What remains is the amount of the sanction. A sanction imposed under Rule 11 must be limited to what suffices to deter repetition of the conduct or comparable conduct by others similarly situated. Rule 11(c)(4); see also Rule 9011(c)(2). And, of course, compensatory sanctions must be reasonable in amount. Landscape Props, Inc. v. Whisenhunt, 127 F.3d 678, 685 (8th Cir. 1997); see, Rule 11(c)(4); Rule 9011(c)(2).

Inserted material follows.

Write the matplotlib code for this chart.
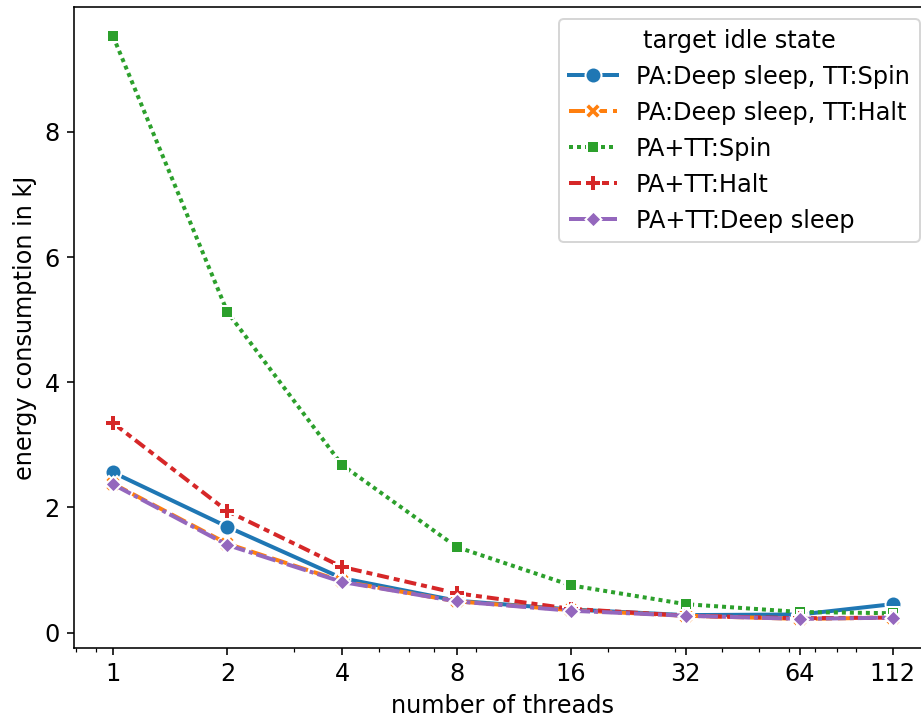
import matplotlib
matplotlib.use("Agg")
import matplotlib.pyplot as plt
import numpy as np
import pandas as pd
import seaborn as sns

plt.rcParams['font.size'] = 12

threads = [1, 2, 4, 8, 16, 32, 64, 112]

# energy per configuration, kJ
pa_deep_tt_spin = [2.56, 1.69, 0.87, 0.51, 0.37, 0.28, 0.29, 0.455]
pa_deep_tt_halt = [2.38, 1.42, 0.82, 0.50, 0.36, 0.27, 0.22, 0.24]
patt_spin = [9.53, 5.12, 2.68, 1.37, 0.755, 0.455, 0.33, 0.31]
patt_halt = [3.35, 1.94, 1.05, 0.63, 0.38, 0.27, 0.23, 0.24]
patt_deep = [2.37, 1.40, 0.81, 0.50, 0.35, 0.27, 0.22, 0.24]

states = ["PA:Deep sleep, TT:Spin", "PA:Deep sleep, TT:Halt",
          "PA+TT:Spin", "PA+TT:Halt", "PA+TT:Deep sleep"]
series = [pa_deep_tt_spin, pa_deep_tt_halt, patt_spin, patt_halt, patt_deep]

rows = []
for name, vals in zip(states, series):
    for t, v in zip(threads, vals):
        rows.append({"threads": t, "energy": v, "target idle state": name})
df = pd.DataFrame(rows)

fig = plt.figure(figsize=(921 / 144, 720 / 144), dpi=144)
ax = fig.add_axes([74 / 921, 1 - 648 / 720, (931.5 - 74) / 921, (648 - 7) / 720])

sns.lineplot(data=df, x="threads", y="energy", hue="target idle state",
             style="target idle state", hue_order=states, style_order=states,
             markers=True, dashes=True, ax=ax,
             linewidth=2, markersize=8, markeredgewidth=1)

ax.set_xscale("log")
ax.set_xticks(threads, labels=[str(t) for t in threads])
ax.set_xlabel("number of threads")
ax.set_ylabel("energy consumption in kJ")
ax.legend(title="target idle state", loc="upper right")

fig.savefig("out.png", dpi=144)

The Court, having reviewed the record, calculates the plaintiffs' reasonably incurred attorney fees as follows:
Counsel Reasonable Reasonable Total number of hours hourly rate for work Donald L. Swanson (shareholder with 3 decades' experience) 4 $325.00 $1, 300.00 Brian Koenig (shareholder with 6 years' experience) 5.5 $220.00 $1, 210.00 _________ Total $2, 510.00
Accordingly, the Court will award attorney fees to the plaintiffs in the amount of $2, 510.00.
IT IS ORDERED:
1. The Report and Recommendation of the United States Bankruptcy Judge (filing 1) is adopted.
2. The defendant's Motion for Withdrawal of Reference (case no. 4:12-ap-4034, filing 35) is denied.
3. The defendant's objection (filing 5) to the report and recommendation is overruled.
4. The plaintiffs' motion for attorney fees (filing 4) is granted.
5. The plaintiffs are awarded attorney fees in the amount of $2, 510.00 from the defendant's counsel.
6. The Clerk of the Court is authorized to accept payment from the defendant's counsel, pursuant to this memorandum and order, and deliver those funds to the plaintiffs' counsel.